AI fatigue is real—but it's not about the technology. Discover how AI fusion skills can transform overwhelmed employees into confident, capable performers.

3 Haziran 2026·5 dk okuma·900 kelime

The Quiet Crisis Hiding Inside Your AI Rollout

Artificial intelligence is reshaping the modern workplace faster than most organizations can realistically absorb. Chief learning officers, learning and development (L&D) leaders, and HR partners are facing relentless pressure on three simultaneous fronts: upskill the workforce, deploy AI-enabled tools at scale, and demonstrate measurable business impact—all within shrinking timelines and tightening budgets. Yet the very people these leaders are trying to serve tell a very different story. They feel overwhelmed, uncertain, and increasingly exhausted by the pace of change.

This collision between institutional urgency and individual human readiness has produced what many organizations now openly describe as AI fatigue. And if you are leading learning strategy inside a business right now, this tension is not a distant trend. It is sitting in your next all-hands meeting, your employee engagement survey, and your quarterly performance data.

What AI Fatigue Actually Is — and What It Is Not

One of the most important clarifications any L&D leader can make right now is this: employees are not resisting artificial intelligence itself. They are not technophobes. They are not refusing progress. What they are resisting — and reasonably so — is the design of how AI adoption is being delivered to them.

AI fatigue is rooted in unclear expectations, constant tool churn, and learning strategies that have consistently prioritized adoption speed over human readiness.

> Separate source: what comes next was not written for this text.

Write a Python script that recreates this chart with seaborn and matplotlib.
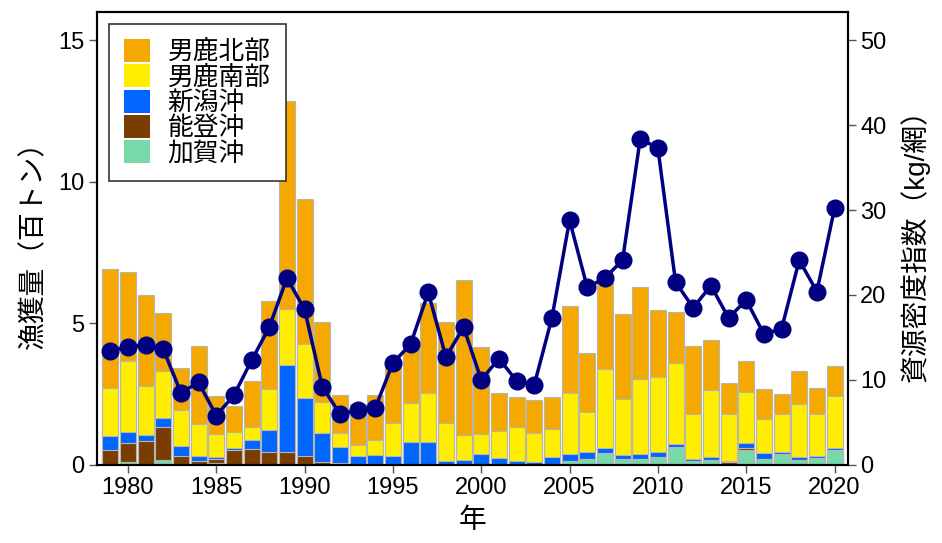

Workers are being asked to master new platforms before the previous ones have been embedded. They are being evaluated on productivity gains that nobody has clearly explained how to achieve. They are receiving training that treats them as users of software rather than as thinking professionals who need to develop genuine judgment about how and when to apply new capabilities.

The data behind this crisis is striking. Research from The Upwork Research Institute, drawing on a survey of 2,500 global workers including C-suite executives and full-time employees, found that while 96 percent of C-suite leaders expect AI to boost worker productivity, 77 percent of employees actually report that AI tools have increased their workload. Nearly half of those employees — 47 percent — said they have no idea how to achieve the productivity gains their employers expect of them. The downstream consequence is severe: 71 percent of full-time employees surveyed reported experiencing burnout.

The signal here is unmistakably clear. The problem is not the technology. The problem is the design of how learning is being delivered around that technology.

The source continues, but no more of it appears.